In an interview with FTAdviser, Tony Dunk, marketing director at SJP, said the firm uses this comparison to see how it sits with other adviser firms as it is a “relatively fair way” of comparing charges against each other.

Mr Dunk said: “The focus has been on the adviser charging and it is important to understand that but it’s a little bit unfair as, from a client’s and a firm’s perspective, everybody has their own costs and charges and those have to be locked back together to compare like with like.”

By using a reduction in yield, SPJ said that, regardless of market perceptions, although it is not the cheapest service to use, “we are by far and away not the most expensive, so we kind of sit in the middle of the pack”.

Mr Dunk said: “We sit right in the middle of the pack with a 2.3/2.4 per cent reduction in yield, versus the lowest that we can see which is 2 per cent and the highest is almost 4 per cent. It is [a massive difference] but from a client’s perspective that is only one aspect as it is the returns that provide the value for money.”

Mr Dunk said said that this was an industry standard that used to be used and would examine total charges over a period of time of five to 10 years. The total charges would include advice, the platform charge, the fund manager’s charge, and transaction cost. These would all be added up and taken away from the initial investment, so the outcome would be that the yield has reduced by a certain percentage per year.

Mr Dunk said: “Around 90 per cent of the business that St James’s Place does is either with existing clients taking more investments with us or it is referred business from existing clients.

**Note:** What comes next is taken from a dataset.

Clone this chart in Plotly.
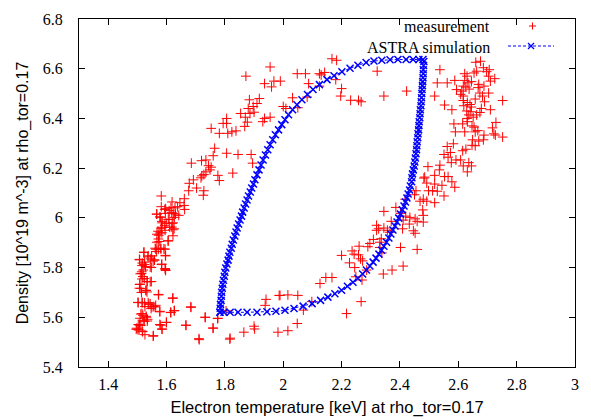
import plotly.graph_objects as go

# ---------------- data ----------------
meas_T = [
    1.955,1.872,1.936,1.968,1.990,1.960,1.884,1.918,1.910,1.897,1.880,1.900,1.886,1.854,1.870,1.936,1.955,1.930,1.877,1.806,
    1.806,1.794,1.868,1.838,1.824,1.810,1.753,1.781,1.765,1.760,1.806,1.845,1.890,1.895,1.685,1.720,1.735,1.744,1.753,
    2.048,2.076,2.087,2.167,2.183,2.124,2.142,2.130,2.180,2.322,2.200,2.124,2.032,2.082,2.197,2.231,2.258,2.267,2.345,2.423,
    2.000,2.009,2.050,2.496,
    2.537,2.660,2.676,2.686,2.706,2.697,2.663,2.654,2.622,2.630,2.704,2.725,2.710,2.622,2.588,2.562,2.528,2.633,2.645,2.670,
    2.617,2.626,2.637,2.688,2.668,2.594,2.612,2.608,2.617,2.674,2.704,2.683,2.519,2.658,2.617,2.631,2.690,2.752,2.640,2.619,
    2.553,2.645,2.679,2.710,2.578,2.629,2.643,2.674,2.636,2.663,2.630,2.651,2.585,2.615,2.631,2.647,2.654,2.729,2.717,2.590,
    2.622,2.658,2.667,2.688,2.722,2.727,2.752,2.649,2.670,2.686,2.583,2.647,2.658,2.562,2.615,2.626,2.573,2.551,2.565,2.592,
    2.608,2.576,2.636,2.617,2.645,2.537,2.535,2.631,2.519,2.553,2.565,2.578,2.519,2.544,2.588,2.512,2.528,2.551,
    2.485,2.492,2.498,2.480,2.492,2.519,2.478,2.480,2.480,
    2.482,2.455,2.450,2.469,2.418,2.452,2.434,2.420,2.459,2.386,2.345,2.402,2.411,2.370,2.432,2.409,2.446,2.452,
    2.320,2.327,2.320,2.345,2.357,2.366,2.336,2.331,2.309,2.297,2.290,2.260,2.331,2.402,2.459,2.236,2.243,2.258,2.265,2.272,
    2.338,2.200,2.227,2.245,2.411,2.373,2.343,2.286,2.249,2.270,2.146,2.167,2.126,1.989,2.016,2.050,2.098,2.267,2.069,2.217,
    2.048,2.016,
    1.776,1.827,1.781,1.735,1.728,1.721,1.692,1.678,1.703,1.728,1.726,1.676,1.582,1.619,1.646,1.660,1.662,1.582,1.594,1.609,
    1.566,1.577,1.596,1.623,1.642,1.584,1.609,1.619,1.594,1.626,1.571,1.584,1.573,1.605,1.575,1.561,1.580,1.591,1.566,1.523,
    1.596,1.536,1.546,1.507,1.559,1.525,1.516,1.584,1.548,1.596,1.520,1.514,1.516,1.534,1.548,1.509,1.507,1.530,1.514,1.573,
    1.621,1.502,1.516,1.525,1.539,1.550,1.561,1.683,1.626,1.614,1.577,1.516,1.530,1.509,1.520,1.534,1.600,1.580,1.507,1.498,
    1.518,1.502,1.555,1.584,1.667,1.733,1.760,1.712,1.776,1.817,1.865,1.900,1.902,1.982,1.941,1.938,1.986,1.804,
    1.581,1.595,1.618,1.622,1.567,1.577,1.606,1.572,1.567,1.622,1.563,1.572,1.581,1.595,1.522,1.537,1.549,1.597,1.558,1.554,
    1.508,1.517,1.524,1.528,1.583,1.544,1.595,1.597,1.515,1.510,1.519,1.524,1.533,1.544,1.508,1.512,1.529,1.533,1.572,1.622,
    1.503,1.517,1.537,1.544,1.526,1.556,1.563,1.684,1.547,1.627,1.615,1.577,1.512,1.519,1.531,1.535,1.524,1.732,1.775,
    1.503,1.512,1.496,1.506,1.517,1.526,1.577,1.599,1.585,1.666,1.759,1.554,1.711,1.818,
    1.597,1.615,1.629,1.638,1.618,1.631,1.627,1.606,1.579,1.567,1.585,1.599,1.622,1.611,1.583,1.661,1.718,1.749,
]
meas_n = [
    6.607,6.570,6.540,6.550,6.550,6.527,6.475,6.480,6.460,6.448,6.440,6.425,6.420,6.420,6.405,6.400,6.405,6.387,6.385,6.400,
    6.380,6.380,6.368,6.350,6.346,6.340,6.360,6.340,6.280,6.250,6.260,6.255,6.255,6.220,6.220,6.230,6.233,6.210,6.204,
    6.580,6.580,6.540,6.640,6.634,6.580,6.585,6.575,6.556,6.590,6.520,6.530,6.483,6.486,6.490,6.473,6.473,6.467,6.490,6.510,
    6.448,6.440,6.443,6.206,
    6.596,6.626,6.630,6.604,6.596,6.588,6.590,6.583,6.580,6.570,6.570,6.560,6.550,6.553,6.553,6.543,6.543,6.543,6.548,6.537,
    6.530,6.526,6.518,6.530,6.524,6.516,6.510,6.497,6.490,6.502,6.502,6.490,6.490,6.478,6.472,6.464,6.467,6.472,6.456,6.451,
    6.454,6.446,6.440,6.435,6.435,6.430,6.427,6.424,6.414,6.414,6.400,6.405,6.378,6.378,6.387,6.370,6.365,6.384,6.362,6.346,
    6.346,6.346,6.351,6.333,6.338,6.333,6.325,6.314,6.309,6.314,6.298,6.292,6.290,6.287,6.270,6.276,6.263,6.255,6.244,6.233,
    6.233,6.222,6.222,6.209,6.209,6.212,6.193,6.185,6.171,6.166,6.166,6.145,6.136,6.131,6.123,6.109,6.107,6.088,
    6.164,6.140,6.109,6.075,6.067,6.061,6.032,6.010,5.983,
    6.160,6.109,6.093,6.067,6.075,5.996,6.002,6.007,5.986,6.042,6.026,6.018,5.991,5.986,5.975,5.956,5.948,5.938,
    5.970,5.956,5.950,5.959,5.950,5.942,5.916,5.902,5.913,5.897,5.884,5.886,5.881,5.881,5.873,5.867,5.854,5.851,5.835,5.827,
    5.859,5.849,5.819,5.800,5.806,5.790,5.774,5.790,5.763,5.750,5.760,5.760,5.736,5.688,5.690,5.688,5.663,5.663,5.629,5.615,
    5.575,5.546,
    6.171,6.180,6.150,6.185,6.174,6.169,6.153,6.139,6.120,6.109,6.091,6.109,6.088,6.064,6.061,6.050,6.034,6.045,6.034,6.029,
    6.015,6.004,6.018,6.018,6.010,5.986,5.994,5.978,5.970,5.956,5.946,5.940,5.930,5.908,5.905,5.878,5.878,5.875,5.865,5.862,
    5.849,5.843,5.835,5.833,5.830,5.822,5.808,5.814,5.800,5.792,5.790,5.776,5.754,5.744,5.744,5.733,5.717,5.709,5.700,5.690,
    5.676,5.660,5.660,5.658,5.652,5.642,5.642,5.642,5.626,5.620,5.622,5.615,5.604,5.596,5.588,5.585,5.580,5.568,5.568,5.556,
    5.542,5.550,5.526,5.553,5.568,5.600,5.556,5.510,5.596,5.512,5.540,5.564,5.553,5.540,5.672,5.648,5.688,5.626,
    5.958,5.950,5.963,5.952,5.934,5.939,5.907,5.915,5.902,5.928,5.874,5.874,5.874,5.874,5.861,5.847,5.847,5.847,5.831,5.826,
    5.831,5.818,5.812,5.804,5.812,5.802,5.796,5.788,5.783,5.775,5.764,5.756,5.743,5.743,5.732,5.716,5.708,5.702,5.692,5.678,
    5.659,5.659,5.659,5.654,5.643,5.643,5.648,5.640,5.635,5.627,5.619,5.624,5.613,5.608,5.600,5.592,5.584,5.600,5.595,
    5.571,5.568,5.552,5.549,5.544,5.530,5.571,5.579,5.552,5.568,5.557,5.524,5.514,5.516,
    6.037,6.042,6.040,6.045,6.021,6.015,6.002,5.994,6.002,6.015,5.980,5.978,5.980,5.962,5.962,6.077,6.161,6.193,
]

astra_T = [
    1.783,1.784,1.785,1.787,1.788,1.789,1.791,1.793,1.795,1.798,1.800,1.803,1.807,1.811,1.814,1.817,1.822,1.825,1.829,1.834,
    1.838,1.842,1.847,1.852,1.857,1.861,1.866,1.871,1.876,1.881,1.887,1.892,1.898,1.903,1.910,1.917,1.924,1.931,1.939,1.947,
    1.955,1.964,1.973,1.984,1.995,2.006,2.018,2.032,2.047,2.064,2.083,2.102,2.124,2.150,2.174,2.201,2.229,2.256,2.284,2.311,
    2.338,2.366,2.393,2.421,2.445,2.465,2.479,
    2.482,2.481,2.480,2.480,2.479,2.478,2.477,2.476,2.475,2.474,2.473,2.472,2.470,2.469,2.468,2.466,2.465,2.464,2.462,2.461,
    2.459,2.458,2.457,2.455,2.453,2.451,2.449,2.446,2.443,2.441,2.440,2.436,2.433,2.428,2.424,2.419,2.414,2.408,2.402,2.396,
    2.390,2.383,2.376,2.369,2.362,2.354,2.345,2.337,2.328,2.318,2.308,2.297,2.285,2.272,2.256,2.239,2.220,2.200,2.177,2.153,
    2.128,2.099,2.068,2.037,2.006,1.975,1.944,1.910,1.876,1.845,1.818,1.797,1.783,
]
astra_n = [
    5.620,5.636,5.652,5.668,5.685,5.701,5.717,5.733,5.749,5.765,5.781,5.798,5.814,5.830,5.846,5.862,5.878,5.894,5.911,5.927,
    5.943,5.959,5.975,5.991,6.007,6.023,6.040,6.056,6.072,6.088,6.104,6.120,6.136,6.153,6.173,6.193,6.213,6.233,6.253,6.274,
    6.294,6.314,6.334,6.354,6.375,6.395,6.415,6.435,6.455,6.475,6.496,6.516,6.536,6.556,6.572,6.588,6.602,6.614,6.625,6.631,
    6.634,6.636,6.637,6.637,6.637,6.637,6.637,
    6.629,6.613,6.596,6.580,6.564,6.548,6.532,6.516,6.500,6.483,6.467,6.451,6.435,6.419,6.403,6.387,6.371,6.354,6.338,6.322,
    6.306,6.290,6.274,6.258,6.241,6.225,6.209,6.193,6.177,6.161,6.145,6.128,6.112,6.096,6.080,6.064,6.048,6.032,6.015,5.999,
    5.983,5.967,5.951,5.935,5.919,5.902,5.886,5.870,5.854,5.838,5.822,5.806,5.790,5.774,5.757,5.741,5.725,5.709,5.695,5.681,
    5.668,5.655,5.645,5.635,5.628,5.624,5.622,5.620,5.620,5.620,5.620,5.620,5.620,
]

x_ticks = [1.4, 1.6, 1.8, 2.0, 2.2, 2.4, 2.6, 2.8, 3.0]
x_tick_text = ["1.4", "1.6", "1.8", "2", "2.2", "2.4", "2.6", "2.8", "3"]
y_ticks = [5.4, 5.6, 5.8, 6.0, 6.2, 6.4, 6.6, 6.8]
y_tick_text = ["5.4", "5.6", "5.8", "6", "6.2", "6.4", "6.6", "6.8"]

RED = "#ff0000"
BLUE = "#0000ff"
SERIF = "Liberation Serif, Times New Roman, serif"
SANS = "Liberation Sans, Arial, sans-serif"

fig = go.Figure()
fig.add_trace(go.Scatter(
    x=meas_T, y=meas_n, mode="markers", name="measurement", showlegend=False,
    marker=dict(symbol="cross-thin-open", size=7, color=RED, line=dict(color=RED, width=1)),
))
fig.add_trace(go.Scatter(
    x=astra_T, y=astra_n, mode="lines+markers", name="ASTRA simulation", showlegend=False,
    line=dict(color=BLUE, width=1, dash="3px,2px"),
    marker=dict(symbol="x-thin-open", size=7, color=BLUE, line=dict(color=BLUE, width=1.5)),
))

L, R, T, B = 79, 16, 19, 52
W, H = 591, 419
pw, ph = W - L - R, H - T - B

def px(xp):
    return (xp - L) / pw

def py(yp):
    return 1 - (yp - T) / ph

annotations = [
    dict(text="measurement", x=px(492), y=py(27), xref="paper", yref="paper",
         xanchor="right", yanchor="middle", showarrow=False,
         font=dict(family=SERIF, size=16, color="black")),
    dict(text="ASTRA simulation", x=px(492), y=py(47), xref="paper", yref="paper",
         xanchor="right", yanchor="middle", showarrow=False,
         font=dict(family=SERIF, size=16, color="black")),
]
shapes = [
    # legend sample: red plus
    dict(type="line", xref="paper", yref="paper", x0=px(529), x1=px(536), y0=py(26), y1=py(26),
         line=dict(color=RED, width=1)),
    dict(type="line", xref="paper", yref="paper", x0=px(532.5), x1=px(532.5), y0=py(22.5), y1=py(29.5),
         line=dict(color=RED, width=1)),
    # legend sample: dashed blue line with x
    dict(type="line", xref="paper", yref="paper", x0=px(508), x1=px(554), y0=py(46), y1=py(46),
         line=dict(color=BLUE, width=1, dash="3px,2px")),
    dict(type="line", xref="paper", yref="paper", x0=px(528), x1=px(534), y0=py(43), y1=py(49),
         line=dict(color=BLUE, width=1.3)),
    dict(type="line", xref="paper", yref="paper", x0=px(528), x1=px(534), y0=py(49), y1=py(43),
         line=dict(color=BLUE, width=1.3)),
]

axis_common = dict(
    showgrid=False, zeroline=False, showline=True, linecolor="black", linewidth=1,
    mirror="allticks", ticks="inside", ticklen=6, tickwidth=1, tickcolor="black",
    tickfont=dict(family=SERIF, size=16, color="black"), automargin=False,
)

fig.update_layout(
    width=W, height=H,
    margin=dict(l=L, r=R, t=T, b=B),
    paper_bgcolor="white", plot_bgcolor="white",
    xaxis=dict(range=[1.3, 3.0], tickmode="array", tickvals=x_ticks, ticktext=x_tick_text,
               ticklabelstandoff=3,
               title=dict(text="Electron temperature [keV] at rho_tor=0.17",
                          font=dict(family=SANS, size=16.5, color="black"), standoff=9),
               **axis_common),
    yaxis=dict(range=[5.4, 6.8], tickmode="array", tickvals=y_ticks, ticktext=y_tick_text,
               ticklabelstandoff=12,
               title=dict(text="Density [10^19 m^-3] at rho_tor=0.17",
                          font=dict(family=SANS, size=16, color="black"), standoff=10),
               **axis_common),
    annotations=annotations,
    shapes=shapes,
    showlegend=False,
)

fig.write_html("out.html")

“When an adviser sits in front of a potential client and is qualified with a big company and a massive brand, the client feels safe and that is the ‘starting point’.

“The adviser gives advice and proves their worth as to how they conduct themselves and the thoroughness of the review, the comprehensiveness of the advice, the ability to get hold of the adviser on the phone, the ability of getting the information quickly...all that kind of stuff comes in to the overall buying and the advice process. And what sits behind that is, year on year, SJP retains about 95 per cent of funds under management so that says our clients must be happy with what we are doing or they would take it away.”

This follows today’s news that SJP has seen a rise of total new business on an annual premium equivalent basis of 16 per cent to £743.3m.